OpenAI signs $10B chip deal with Broadcom to mass-produce custom AI inference chips on TSMC 3nm

Sep 5, 2025

Key Points

  • OpenAI signs $10 billion deal with Broadcom to design and mass-produce custom AI inference chips on TSMC's 3nm process, targeting production in 2026 to address GPU shortages constraining model deployment.
  • Richard Ho, ex-Google TPU lead, heads a 40-person team building chips optimized for inference rather than training, signaling OpenAI's shift from raw capability gains to reducing costs and improving margins.
  • The deal reflects AI infrastructure becoming the binding constraint on progress: NVIDIA GPU lead times stretch months, making custom silicon a competitive hedge alongside OpenAI's $30 billion Oracle data center commitment.

Summary

OpenAI has signed a $10 billion deal with Broadcom to design and mass-produce custom AI inference chips, addressing what CEO Sam Altman has called a critical GPU shortage limiting the company's ability to roll out new ChatGPT versions. The arrangement, initially disclosed via Broadcom's earnings call mentioning a fourth major AI developer customer with a one-time $10 billion order, represents a significant vertical expansion into chip manufacturing for OpenAI.

Richard Ho, formerly of Google's TPU team, is leading the effort with approximately 40 engineers. Broadcom will provide design and intellectual property while TSMC will fabricate the chips on its 3nm node, with target mass production in 2026. The chips are designed for inference only—running trained models rather than training new ones—which aligns with OpenAI's stated priority to reduce inference costs and improve margins rather than push further model capability gains.

The timing reflects genuine infrastructure constraints. Altman publicly cited GPU shortages in February when explaining delays and costs around GPT-4.5, stating the company was "out of GPUs" despite adding hundreds of thousands of GPUs online. The custom chip strategy complements OpenAI's broader infrastructure buildout: a $30 billion annual data center deal with Oracle signed earlier this year and the company's Stargate project, a data center construction venture. Access to off-the-shelf NVIDIA GPUs requires months of lead time, making custom silicon a logical hedge against sustained demand from hyperscalers.

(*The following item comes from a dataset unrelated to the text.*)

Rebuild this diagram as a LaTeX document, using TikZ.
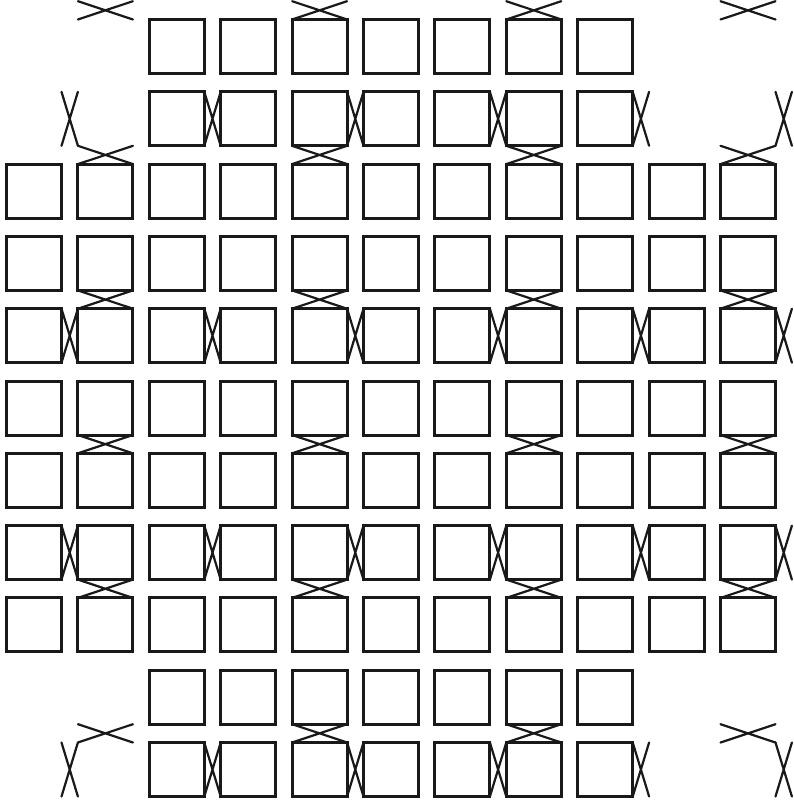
\documentclass[tikz,border=0pt]{standalone}
\begin{document}
\begin{tikzpicture}[x=1pt,y=-1pt,
  sq/.style={rectangle, draw=black!90, line width=3pt, minimum width=55pt, minimum height=54pt, inner sep=0pt, outer sep=0pt, anchor=north west},
  ghost/.style={rectangle, minimum width=55pt, minimum height=54pt, inner sep=0pt, outer sep=0pt, anchor=north west},
  xl/.style={draw=black!90, line width=2.2pt, line cap=round}]
\useasboundingbox[fill=white] (0,0) rectangle (793,809);
% grid cells: real squares and unseen cells that only anchor the free ends of crosses
\foreach \i in {-1,...,10}{
  \foreach \j in {0,...,11}{
    \pgfmathtruncatemacro\real{and(and(\i>=0,\j<=10), or(and(\i>=2,\i<=8), and(\j>=2,\j<=8)))}
    \ifnum\real=1
      \node[sq] (s-\i-\j) at ({6.5+71.4*\j},{19.5+72.3*\i}) {};
    \else
      \node[ghost] (s-\i-\j) at ({6.5+71.4*\j},{19.5+72.3*\i}) {};
    \fi
  }
}
% crosses between neighbouring columns
\foreach \i in {1,4,7,10}{
  \foreach \j in {0,2,4,6,8,10}{
    \pgfmathtruncatemacro\jnext{\j+1}
    \draw[xl] (s-\i-\j.north east) -- (s-\i-\jnext.south west)
              (s-\i-\j.south east) -- (s-\i-\jnext.north west);
  }
}
% crosses between neighbouring rows
\foreach \j in {1,4,7,10}{
  \foreach \i in {-1,1,3,5,7,9}{
    \pgfmathtruncatemacro\inext{\i+1}
    \draw[xl] (s-\i-\j.south west) -- (s-\inext-\j.north east)
              (s-\i-\j.south east) -- (s-\inext-\j.north west);
  }
}
\end{tikzpicture}
\end{document}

The strategic calculus is straightforward—inference economics matter more than raw model capability at this stage. The hosts note that GPT-4 and GPT-4.5 already deliver sufficient quality for most users; the constraint is speed and cost, not performance gains. Broadcom's stock surged 11 to 14 percent on the news, reflecting investor confidence in the company's position as a critical infrastructure supplier to large AI developers. The deal underscores how AI training capacity and cost have become the binding constraint on progress for frontier labs, making chip supply and custom silicon central to competitive positioning.